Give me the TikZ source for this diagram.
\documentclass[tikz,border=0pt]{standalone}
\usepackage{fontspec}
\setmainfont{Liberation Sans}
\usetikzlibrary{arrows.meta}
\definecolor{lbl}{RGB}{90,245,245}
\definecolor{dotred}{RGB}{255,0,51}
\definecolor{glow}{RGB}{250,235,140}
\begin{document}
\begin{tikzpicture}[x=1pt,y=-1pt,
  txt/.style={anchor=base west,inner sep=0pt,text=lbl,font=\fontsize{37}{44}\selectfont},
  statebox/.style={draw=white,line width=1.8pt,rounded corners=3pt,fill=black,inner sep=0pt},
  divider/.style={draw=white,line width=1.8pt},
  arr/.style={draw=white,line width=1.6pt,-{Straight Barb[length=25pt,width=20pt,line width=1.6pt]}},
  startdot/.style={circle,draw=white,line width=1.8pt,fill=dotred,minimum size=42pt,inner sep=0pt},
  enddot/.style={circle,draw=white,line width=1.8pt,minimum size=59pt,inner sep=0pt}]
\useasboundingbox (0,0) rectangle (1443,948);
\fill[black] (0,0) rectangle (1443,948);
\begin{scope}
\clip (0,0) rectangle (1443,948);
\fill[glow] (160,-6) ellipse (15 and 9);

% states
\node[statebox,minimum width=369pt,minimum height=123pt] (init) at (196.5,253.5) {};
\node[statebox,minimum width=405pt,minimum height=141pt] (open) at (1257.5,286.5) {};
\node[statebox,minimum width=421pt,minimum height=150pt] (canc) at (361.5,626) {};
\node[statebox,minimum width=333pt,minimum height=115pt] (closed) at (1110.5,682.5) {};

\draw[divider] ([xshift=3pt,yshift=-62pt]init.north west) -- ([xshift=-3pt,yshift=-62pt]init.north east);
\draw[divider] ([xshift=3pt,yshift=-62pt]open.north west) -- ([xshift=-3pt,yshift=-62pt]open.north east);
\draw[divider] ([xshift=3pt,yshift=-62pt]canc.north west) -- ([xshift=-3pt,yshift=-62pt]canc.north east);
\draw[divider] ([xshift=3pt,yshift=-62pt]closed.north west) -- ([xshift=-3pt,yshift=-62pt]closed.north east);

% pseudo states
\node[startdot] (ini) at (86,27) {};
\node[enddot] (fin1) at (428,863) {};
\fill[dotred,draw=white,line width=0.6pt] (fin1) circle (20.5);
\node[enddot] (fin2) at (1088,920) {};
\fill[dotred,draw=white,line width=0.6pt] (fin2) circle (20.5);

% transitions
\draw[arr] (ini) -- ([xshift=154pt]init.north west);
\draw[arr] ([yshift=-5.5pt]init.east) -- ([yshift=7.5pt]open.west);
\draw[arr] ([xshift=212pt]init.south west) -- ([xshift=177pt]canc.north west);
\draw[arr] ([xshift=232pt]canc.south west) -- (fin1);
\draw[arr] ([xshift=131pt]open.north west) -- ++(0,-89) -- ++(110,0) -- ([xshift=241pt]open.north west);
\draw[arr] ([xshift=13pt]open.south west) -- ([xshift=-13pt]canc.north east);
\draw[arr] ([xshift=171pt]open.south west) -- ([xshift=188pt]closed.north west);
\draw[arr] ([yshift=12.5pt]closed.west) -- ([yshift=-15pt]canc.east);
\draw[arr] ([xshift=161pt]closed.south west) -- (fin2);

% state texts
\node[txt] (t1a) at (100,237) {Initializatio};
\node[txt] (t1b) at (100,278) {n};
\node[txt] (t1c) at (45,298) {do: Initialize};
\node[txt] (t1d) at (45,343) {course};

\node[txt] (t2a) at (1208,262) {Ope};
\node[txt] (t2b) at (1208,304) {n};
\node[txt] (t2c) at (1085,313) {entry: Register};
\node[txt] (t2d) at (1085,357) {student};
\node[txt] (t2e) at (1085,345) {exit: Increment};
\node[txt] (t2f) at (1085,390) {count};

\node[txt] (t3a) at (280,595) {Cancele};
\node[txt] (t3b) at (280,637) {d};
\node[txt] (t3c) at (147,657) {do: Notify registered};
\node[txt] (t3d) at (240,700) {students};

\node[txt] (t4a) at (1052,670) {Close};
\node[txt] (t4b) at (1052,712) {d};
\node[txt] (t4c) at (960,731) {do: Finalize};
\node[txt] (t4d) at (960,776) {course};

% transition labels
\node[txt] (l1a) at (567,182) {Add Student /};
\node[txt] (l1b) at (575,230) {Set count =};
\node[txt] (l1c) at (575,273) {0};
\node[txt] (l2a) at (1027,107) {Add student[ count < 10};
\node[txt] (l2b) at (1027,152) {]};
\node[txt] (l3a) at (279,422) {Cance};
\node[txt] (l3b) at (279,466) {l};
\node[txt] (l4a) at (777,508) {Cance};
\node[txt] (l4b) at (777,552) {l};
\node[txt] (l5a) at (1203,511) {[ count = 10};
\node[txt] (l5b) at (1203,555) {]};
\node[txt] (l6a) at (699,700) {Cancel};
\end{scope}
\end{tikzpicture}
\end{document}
*-*-*
_SET EXERCISE_
Write out the material from the first line to the last, exactly.

_RESPONSE TO THE TASK_
Give me the TikZ source for this diagram.
\documentclass[tikz,border=0pt]{standalone}
\usepackage{fontspec}
\setmainfont{Liberation Sans}
\usetikzlibrary{arrows.meta}
\definecolor{lbl}{RGB}{90,245,245}
\definecolor{dotred}{RGB}{255,0,51}
\definecolor{glow}{RGB}{250,235,140}
\begin{document}
\begin{tikzpicture}[x=1pt,y=-1pt,
  txt/.style={anchor=base west,inner sep=0pt,text=lbl,font=\fontsize{37}{44}\selectfont},
  statebox/.style={draw=white,line width=1.8pt,rounded corners=3pt,fill=black,inner sep=0pt},
  divider/.style={draw=white,line width=1.8pt},
  arr/.style={draw=white,line width=1.6pt,-{Straight Barb[length=25pt,width=20pt,line width=1.6pt]}},
  startdot/.style={circle,draw=white,line width=1.8pt,fill=dotred,minimum size=42pt,inner sep=0pt},
  enddot/.style={circle,draw=white,line width=1.8pt,minimum size=59pt,inner sep=0pt}]
\useasboundingbox (0,0) rectangle (1443,948);
\fill[black] (0,0) rectangle (1443,948);
\begin{scope}
\clip (0,0) rectangle (1443,948);
\fill[glow] (160,-6) ellipse (15 and 9);

% states
\node[statebox,minimum width=369pt,minimum height=123pt] (init) at (196.5,253.5) {};
\node[statebox,minimum width=405pt,minimum height=141pt] (open) at (1257.5,286.5) {};
\node[statebox,minimum width=421pt,minimum height=150pt] (canc) at (361.5,626) {};
\node[statebox,minimum width=333pt,minimum height=115pt] (closed) at (1110.5,682.5) {};

\draw[divider] ([xshift=3pt,yshift=-62pt]init.north west) -- ([xshift=-3pt,yshift=-62pt]init.north east);
\draw[divider] ([xshift=3pt,yshift=-62pt]open.north west) -- ([xshift=-3pt,yshift=-62pt]open.north east);
\draw[divider] ([xshift=3pt,yshift=-62pt]canc.north west) -- ([xshift=-3pt,yshift=-62pt]canc.north east);
\draw[divider] ([xshift=3pt,yshift=-62pt]closed.north west) -- ([xshift=-3pt,yshift=-62pt]closed.north east);

% pseudo states
\node[startdot] (ini) at (86,27) {};
\node[enddot] (fin1) at (428,863) {};
\fill[dotred,draw=white,line width=0.6pt] (fin1) circle (20.5);
\node[enddot] (fin2) at (1088,920) {};
\fill[dotred,draw=white,line width=0.6pt] (fin2) circle (20.5);

% transitions
\draw[arr] (ini) -- ([xshift=154pt]init.north west);
\draw[arr] ([yshift=-5.5pt]init.east) -- ([yshift=7.5pt]open.west);
\draw[arr] ([xshift=212pt]init.south west) -- ([xshift=177pt]canc.north west);
\draw[arr] ([xshift=232pt]canc.south west) -- (fin1);
\draw[arr] ([xshift=131pt]open.north west) -- ++(0,-89) -- ++(110,0) -- ([xshift=241pt]open.north west);
\draw[arr] ([xshift=13pt]open.south west) -- ([xshift=-13pt]canc.north east);
\draw[arr] ([xshift=171pt]open.south west) -- ([xshift=188pt]closed.north west);
\draw[arr] ([yshift=12.5pt]closed.west) -- ([yshift=-15pt]canc.east);
\draw[arr] ([xshift=161pt]closed.south west) -- (fin2);

% state texts
\node[txt] (t1a) at (100,237) {Initializatio};
\node[txt] (t1b) at (100,278) {n};
\node[txt] (t1c) at (45,298) {do: Initialize};
\node[txt] (t1d) at (45,343) {course};

\node[txt] (t2a) at (1208,262) {Ope};
\node[txt] (t2b) at (1208,304) {n};
\node[txt] (t2c) at (1085,313) {entry: Register};
\node[txt] (t2d) at (1085,357) {student};
\node[txt] (t2e) at (1085,345) {exit: Increment};
\node[txt] (t2f) at (1085,390) {count};

\node[txt] (t3a) at (280,595) {Cancele};
\node[txt] (t3b) at (280,637) {d};
\node[txt] (t3c) at (147,657) {do: Notify registered};
\node[txt] (t3d) at (240,700) {students};

\node[txt] (t4a) at (1052,670) {Close};
\node[txt] (t4b) at (1052,712) {d};
\node[txt] (t4c) at (960,731) {do: Finalize};
\node[txt] (t4d) at (960,776) {course};

% transition labels
\node[txt] (l1a) at (567,182) {Add Student /};
\node[txt] (l1b) at (575,230) {Set count =};
\node[txt] (l1c) at (575,273) {0};
\node[txt] (l2a) at (1027,107) {Add student[ count < 10};
\node[txt] (l2b) at (1027,152) {]};
\node[txt] (l3a) at (279,422) {Cance};
\node[txt] (l3b) at (279,466) {l};
\node[txt] (l4a) at (777,508) {Cance};
\node[txt] (l4b) at (777,552) {l};
\node[txt] (l5a) at (1203,511) {[ count = 10};
\node[txt] (l5b) at (1203,555) {]};
\node[txt] (l6a) at (699,700) {Cancel};
\end{scope}
\end{tikzpicture}
\end{document}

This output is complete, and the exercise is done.